(Stored items from a collection)
+ + +

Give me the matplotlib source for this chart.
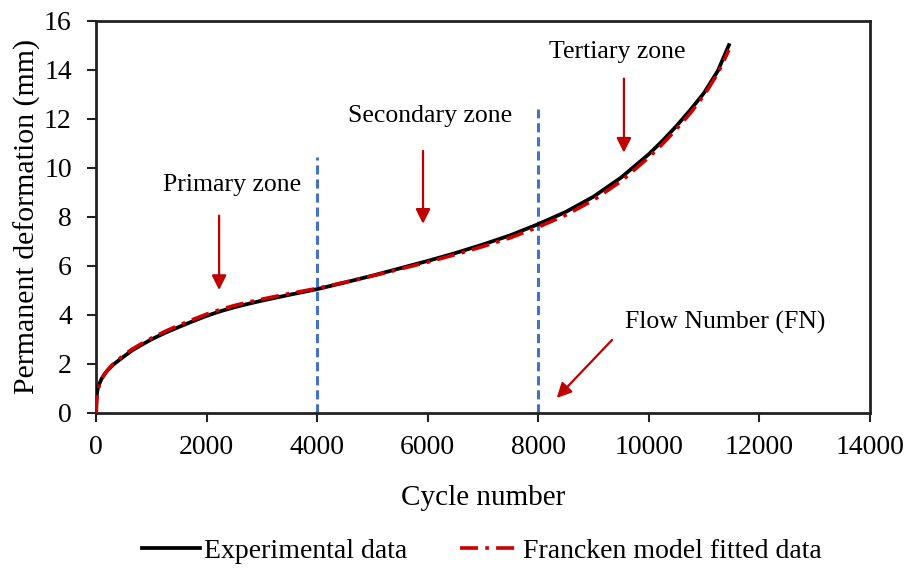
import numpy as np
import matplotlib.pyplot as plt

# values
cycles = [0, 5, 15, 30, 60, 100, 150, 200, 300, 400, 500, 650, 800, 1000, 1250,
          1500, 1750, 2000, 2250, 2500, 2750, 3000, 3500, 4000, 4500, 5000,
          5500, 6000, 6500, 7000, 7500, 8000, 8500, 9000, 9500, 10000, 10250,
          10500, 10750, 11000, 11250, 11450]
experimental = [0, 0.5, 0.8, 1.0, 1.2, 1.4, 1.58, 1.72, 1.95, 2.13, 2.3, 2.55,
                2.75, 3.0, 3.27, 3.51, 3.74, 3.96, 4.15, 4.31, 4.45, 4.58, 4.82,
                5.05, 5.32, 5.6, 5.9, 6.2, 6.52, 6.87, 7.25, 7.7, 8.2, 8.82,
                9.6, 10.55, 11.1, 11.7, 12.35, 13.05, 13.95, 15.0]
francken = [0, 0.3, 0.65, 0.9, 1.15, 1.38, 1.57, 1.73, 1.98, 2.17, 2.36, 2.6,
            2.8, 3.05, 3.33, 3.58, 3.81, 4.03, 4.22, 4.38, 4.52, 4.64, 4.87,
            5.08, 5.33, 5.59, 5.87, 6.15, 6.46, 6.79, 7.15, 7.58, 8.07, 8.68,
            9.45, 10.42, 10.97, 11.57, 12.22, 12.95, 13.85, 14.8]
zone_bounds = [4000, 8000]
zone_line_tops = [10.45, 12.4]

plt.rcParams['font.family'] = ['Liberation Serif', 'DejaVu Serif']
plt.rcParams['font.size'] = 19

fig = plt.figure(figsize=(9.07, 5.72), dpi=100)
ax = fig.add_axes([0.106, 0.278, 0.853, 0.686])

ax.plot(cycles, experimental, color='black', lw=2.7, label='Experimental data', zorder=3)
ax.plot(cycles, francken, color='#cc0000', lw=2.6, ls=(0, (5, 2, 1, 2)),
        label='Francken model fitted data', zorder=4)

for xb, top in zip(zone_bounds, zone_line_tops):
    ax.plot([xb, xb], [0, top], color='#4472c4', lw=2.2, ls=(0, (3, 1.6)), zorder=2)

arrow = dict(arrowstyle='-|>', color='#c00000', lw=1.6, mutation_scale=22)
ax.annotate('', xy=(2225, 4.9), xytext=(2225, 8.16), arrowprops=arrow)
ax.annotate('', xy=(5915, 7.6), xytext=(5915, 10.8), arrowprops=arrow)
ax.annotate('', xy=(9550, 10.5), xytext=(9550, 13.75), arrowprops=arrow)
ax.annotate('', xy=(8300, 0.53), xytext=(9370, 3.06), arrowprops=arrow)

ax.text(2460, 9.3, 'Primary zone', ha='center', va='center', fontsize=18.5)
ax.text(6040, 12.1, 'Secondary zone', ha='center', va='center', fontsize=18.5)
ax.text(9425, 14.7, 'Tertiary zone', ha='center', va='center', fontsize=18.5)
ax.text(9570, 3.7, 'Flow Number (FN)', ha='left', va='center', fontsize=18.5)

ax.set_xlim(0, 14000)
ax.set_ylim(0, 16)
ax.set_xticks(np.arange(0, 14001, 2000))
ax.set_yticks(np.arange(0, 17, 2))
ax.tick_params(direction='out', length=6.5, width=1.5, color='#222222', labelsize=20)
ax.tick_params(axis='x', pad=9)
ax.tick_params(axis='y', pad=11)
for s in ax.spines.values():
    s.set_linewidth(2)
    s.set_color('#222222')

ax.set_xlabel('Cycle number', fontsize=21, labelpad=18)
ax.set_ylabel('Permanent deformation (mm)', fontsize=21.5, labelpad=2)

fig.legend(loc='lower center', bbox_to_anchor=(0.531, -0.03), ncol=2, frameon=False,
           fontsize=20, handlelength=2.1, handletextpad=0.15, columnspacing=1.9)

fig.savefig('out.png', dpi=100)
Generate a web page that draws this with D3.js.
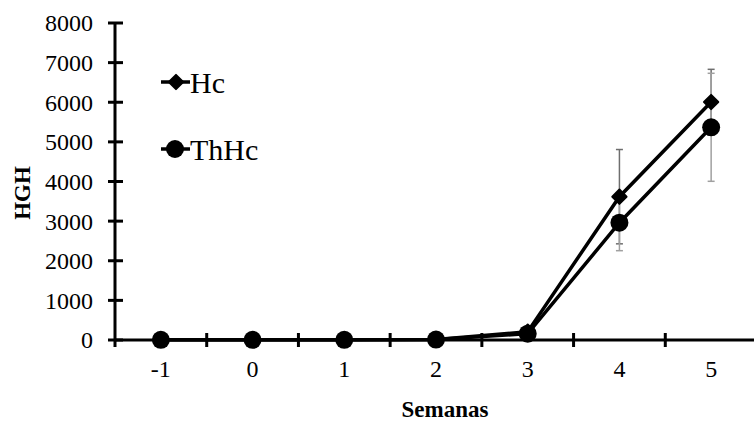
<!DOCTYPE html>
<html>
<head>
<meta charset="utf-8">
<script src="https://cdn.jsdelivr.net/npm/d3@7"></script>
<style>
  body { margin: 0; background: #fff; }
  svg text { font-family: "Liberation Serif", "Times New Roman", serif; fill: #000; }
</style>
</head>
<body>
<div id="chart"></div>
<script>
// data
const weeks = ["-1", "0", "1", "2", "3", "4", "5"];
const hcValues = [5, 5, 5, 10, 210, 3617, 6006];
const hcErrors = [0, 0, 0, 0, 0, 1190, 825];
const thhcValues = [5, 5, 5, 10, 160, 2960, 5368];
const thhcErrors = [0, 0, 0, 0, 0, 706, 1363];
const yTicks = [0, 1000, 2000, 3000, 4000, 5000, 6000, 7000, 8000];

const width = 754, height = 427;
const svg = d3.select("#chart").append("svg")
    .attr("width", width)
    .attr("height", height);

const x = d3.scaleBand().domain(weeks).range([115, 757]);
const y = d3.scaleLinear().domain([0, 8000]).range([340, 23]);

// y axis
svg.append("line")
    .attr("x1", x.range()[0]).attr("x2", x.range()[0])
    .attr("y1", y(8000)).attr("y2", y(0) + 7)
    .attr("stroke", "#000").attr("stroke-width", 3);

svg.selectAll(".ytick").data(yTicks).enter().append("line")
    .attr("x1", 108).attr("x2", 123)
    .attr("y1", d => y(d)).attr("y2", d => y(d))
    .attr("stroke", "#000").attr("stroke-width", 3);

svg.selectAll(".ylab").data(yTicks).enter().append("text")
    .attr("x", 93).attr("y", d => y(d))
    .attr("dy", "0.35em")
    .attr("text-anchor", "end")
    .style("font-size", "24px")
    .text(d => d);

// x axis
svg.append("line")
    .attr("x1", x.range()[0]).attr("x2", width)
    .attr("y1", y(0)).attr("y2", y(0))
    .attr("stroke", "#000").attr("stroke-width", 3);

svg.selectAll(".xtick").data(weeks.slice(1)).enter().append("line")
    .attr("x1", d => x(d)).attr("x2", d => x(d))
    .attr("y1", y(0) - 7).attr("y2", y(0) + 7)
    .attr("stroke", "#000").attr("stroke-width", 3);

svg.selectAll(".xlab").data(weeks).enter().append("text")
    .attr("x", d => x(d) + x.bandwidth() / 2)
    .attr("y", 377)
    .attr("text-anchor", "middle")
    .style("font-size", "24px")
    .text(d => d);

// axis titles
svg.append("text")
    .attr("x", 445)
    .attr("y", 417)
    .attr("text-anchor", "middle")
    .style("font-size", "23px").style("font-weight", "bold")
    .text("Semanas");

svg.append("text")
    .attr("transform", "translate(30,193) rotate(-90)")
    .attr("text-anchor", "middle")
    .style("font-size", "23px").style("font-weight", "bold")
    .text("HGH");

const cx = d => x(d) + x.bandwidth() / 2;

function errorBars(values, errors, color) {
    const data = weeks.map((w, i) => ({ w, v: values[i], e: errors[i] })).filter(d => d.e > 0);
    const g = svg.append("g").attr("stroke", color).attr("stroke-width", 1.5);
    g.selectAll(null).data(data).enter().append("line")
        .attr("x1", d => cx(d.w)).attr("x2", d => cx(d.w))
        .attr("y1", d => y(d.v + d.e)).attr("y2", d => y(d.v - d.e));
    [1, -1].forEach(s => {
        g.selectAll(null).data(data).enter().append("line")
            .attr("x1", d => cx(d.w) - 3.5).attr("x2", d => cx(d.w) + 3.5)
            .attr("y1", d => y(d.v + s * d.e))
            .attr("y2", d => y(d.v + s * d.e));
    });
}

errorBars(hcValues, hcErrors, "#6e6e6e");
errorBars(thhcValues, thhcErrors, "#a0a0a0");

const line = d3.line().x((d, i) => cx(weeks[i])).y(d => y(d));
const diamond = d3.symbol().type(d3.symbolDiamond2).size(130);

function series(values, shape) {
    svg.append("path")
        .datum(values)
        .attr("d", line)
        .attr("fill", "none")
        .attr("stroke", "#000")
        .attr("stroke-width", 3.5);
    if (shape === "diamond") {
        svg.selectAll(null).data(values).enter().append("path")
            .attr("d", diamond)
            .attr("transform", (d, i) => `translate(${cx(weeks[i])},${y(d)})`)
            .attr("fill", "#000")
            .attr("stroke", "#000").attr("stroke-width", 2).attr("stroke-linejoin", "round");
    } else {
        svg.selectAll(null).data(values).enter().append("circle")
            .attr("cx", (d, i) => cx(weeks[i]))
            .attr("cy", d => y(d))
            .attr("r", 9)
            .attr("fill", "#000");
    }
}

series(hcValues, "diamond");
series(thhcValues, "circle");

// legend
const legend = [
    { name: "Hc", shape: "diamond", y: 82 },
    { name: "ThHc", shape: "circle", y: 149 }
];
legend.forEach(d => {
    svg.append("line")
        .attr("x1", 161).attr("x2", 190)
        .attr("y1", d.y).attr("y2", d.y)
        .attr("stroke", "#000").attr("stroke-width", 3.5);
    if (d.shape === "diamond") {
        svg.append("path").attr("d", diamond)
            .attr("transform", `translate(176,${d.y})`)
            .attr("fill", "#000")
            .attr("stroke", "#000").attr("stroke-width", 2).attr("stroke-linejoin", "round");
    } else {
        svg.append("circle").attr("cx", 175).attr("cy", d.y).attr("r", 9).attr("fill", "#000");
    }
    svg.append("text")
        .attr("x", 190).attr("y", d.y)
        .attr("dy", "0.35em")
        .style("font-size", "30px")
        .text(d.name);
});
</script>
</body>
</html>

+ + +

» Task description: Everything from the first line of the records through the line containing "import matplotlib.pyplot as plt" should be reproduced exactly, apart from the pictures.

» The solution:
Give me the matplotlib source for this chart.
import numpy as np
import matplotlib.pyplot as plt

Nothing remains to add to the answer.